▶ **Written exercise**:
From the very first line of the data to the line containing "import * as", retype everything exactly, leaving the pictures behind.

___ Available data

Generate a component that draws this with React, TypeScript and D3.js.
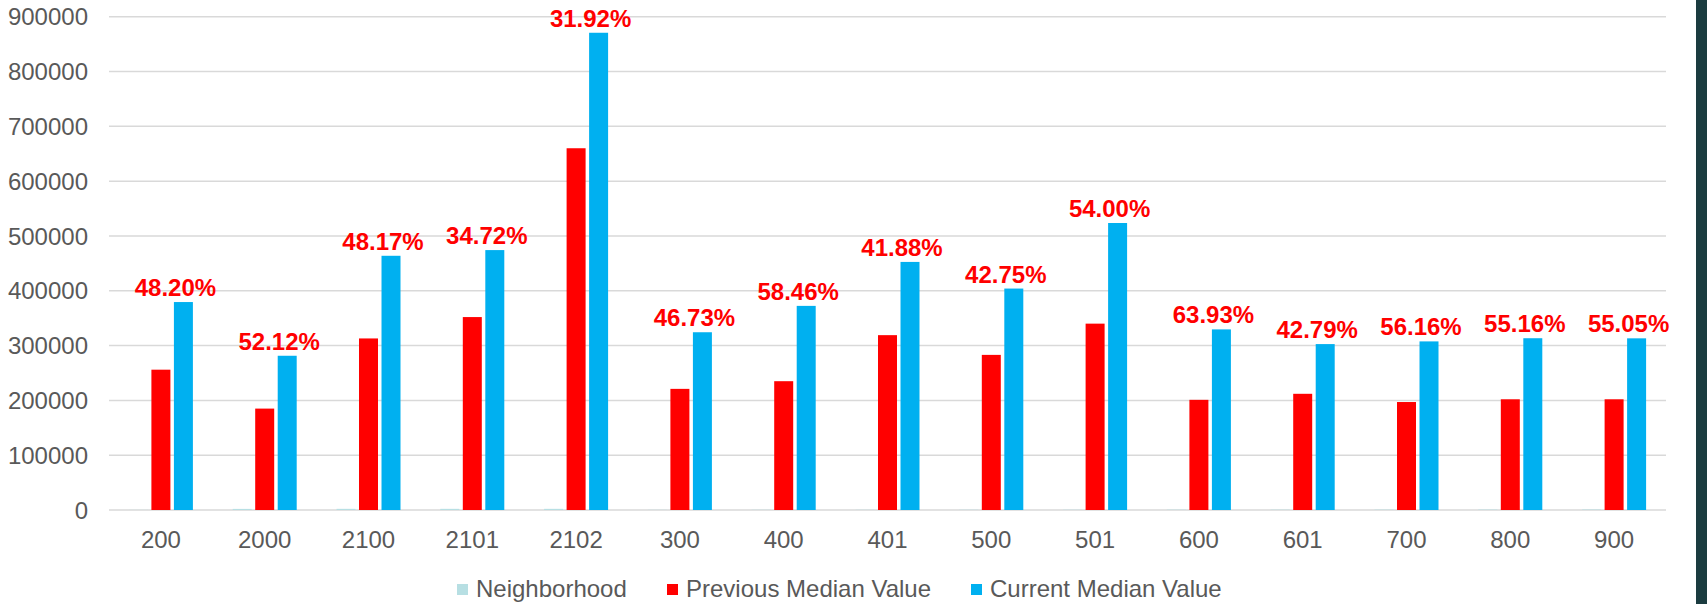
import React, { useEffect, useRef } from "react";
import * as d3 from "d3";

// values
const categories = ["200", "2000", "2100", "2101", "2102", "300", "400", "401", "500", "501", "600", "601", "700", "800", "900"];
const neighborhood = [200, 2000, 2100, 2101, 2102, 300, 400, 401, 500, 501, 600, 601, 700, 800, 900];
const previousMedian = [256000, 185000, 313000, 352000, 660000, 221000, 235000, 319000, 283000, 340000, 201000, 212000, 197000, 202000, 202000];
const currentMedian = [379400, 281400, 463800, 474200, 870700, 324300, 372400, 452600, 404000, 523600, 329500, 302700, 307600, 313400, 313200];
const changeLabels = ["48.20%", "52.12%", "48.17%", "34.72%", "31.92%", "46.73%", "58.46%", "41.88%", "42.75%", "54.00%", "63.93%", "42.79%", "56.16%", "55.16%", "55.05%"];
const seriesNames = ["Neighborhood", "Previous Median Value", "Current Median Value"];
const seriesColors = ["#b7dfe3", "#ff0000", "#00b0f0"];
const yTicks = [0, 100000, 200000, 300000, 400000, 500000, 600000, 700000, 800000, 900000];

const width = 1707;
const height = 604;
const font = "'Liberation Sans', Arial, sans-serif";

const App = () => {
  const ref = useRef<SVGGElement>(null);

  useEffect(() => {
    const g = d3.select(ref.current);
    g.selectAll("*").remove();

    const y = d3.scaleLinear().domain([0, 900000]).range([510, 16.7]);
    const x0 = d3.scaleBand().domain(categories).range([109, 1666]);
    const x1 = d3.scaleBand().domain(seriesNames).range([-32, 32]).paddingInner(0.156);
    const series = [neighborhood, previousMedian, currentMedian];

    // gridlines
    g.append("g")
      .selectAll("line")
      .data(yTicks)
      .join("line")
      .attr("x1", 109)
      .attr("x2", 1666)
      .attr("y1", d => y(d))
      .attr("y2", d => y(d))
      .attr("stroke", "#d9d9d9")
      .attr("stroke-width", 1.5);

    // y tick labels
    g.append("g")
      .selectAll("text")
      .data(yTicks)
      .join("text")
      .attr("x", 88)
      .attr("y", d => y(d))
      .attr("dy", "0.36em")
      .attr("text-anchor", "end")
      .style("font-family", font)
      .style("font-size", "24px")
      .style("fill", "#595959")
      .text(d => d3.format("d")(d));

    // bars
    const groups = g.append("g")
      .selectAll("g")
      .data(categories)
      .join("g")
      .attr("transform", d => `translate(${x0(d)! + x0.bandwidth() / 2},0)`);

    groups
      .selectAll("rect")
      .data((d, i) => series.map((s, k) => ({ key: seriesNames[k], value: s[i], color: seriesColors[k] })))
      .join("rect")
      .attr("x", d => x1(d.key)!)
      .attr("width", x1.bandwidth())
      .attr("y", d => y(d.value))
      .attr("height", d => y(0) - y(d.value))
      .attr("fill", d => d.color);

    // x tick labels
    g.append("g")
      .selectAll("text")
      .data(categories)
      .join("text")
      .attr("x", d => x0(d)! + x0.bandwidth() / 2)
      .attr("y", 548)
      .attr("text-anchor", "middle")
      .style("font-family", font)
      .style("font-size", "24px")
      .style("fill", "#595959")
      .text(d => d);

    // percentage labels above current value bars
    g.append("g")
      .selectAll("text")
      .data(categories)
      .join("text")
      .attr("x", d => x0(d)! + x0.bandwidth() / 2 + x1("Current Median Value")! + x1.bandwidth() / 2 - 8)
      .attr("y", (d, i) => y(currentMedian[i]) - 6)
      .attr("text-anchor", "middle")
      .style("font-family", font)
      .style("font-size", "24px")
      .style("font-weight", "bold")
      .style("fill", "#ff0000")
      .text((d, i) => changeLabels[i]);

    // legend
    const legendX = [457, 667, 971];
    const legend = g.append("g")
      .selectAll("g")
      .data(seriesNames)
      .join("g")
      .attr("transform", (d, i) => `translate(${legendX[i]},0)`);
    legend.append("rect")
      .attr("y", 584)
      .attr("width", 11)
      .attr("height", 11)
      .attr("fill", (d, i) => seriesColors[i]);
    legend.append("text")
      .attr("x", 19)
      .attr("y", 597)
      .style("font-family", font)
      .style("font-size", "24px")
      .style("fill", "#595959")
      .text(d => d);
  }, []);

  return (
    <svg
      width={width}
      height={height}
      style={{ position: "absolute", left: 0, top: 0, background: "#fff" }}
    >
      <rect x={0} y={0} width={width} height={height} fill="#ffffff" />
      <g ref={ref} />
      <rect x={1696} y={0} width={11} height={height} fill="#1b3c40" />
    </svg>
  );
};

export default App;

______

▶ **Task answer**:
Generate a component that draws this with React, TypeScript and D3.js.
import React, { useEffect, useRef } from "react";
import * as d3 from "d3";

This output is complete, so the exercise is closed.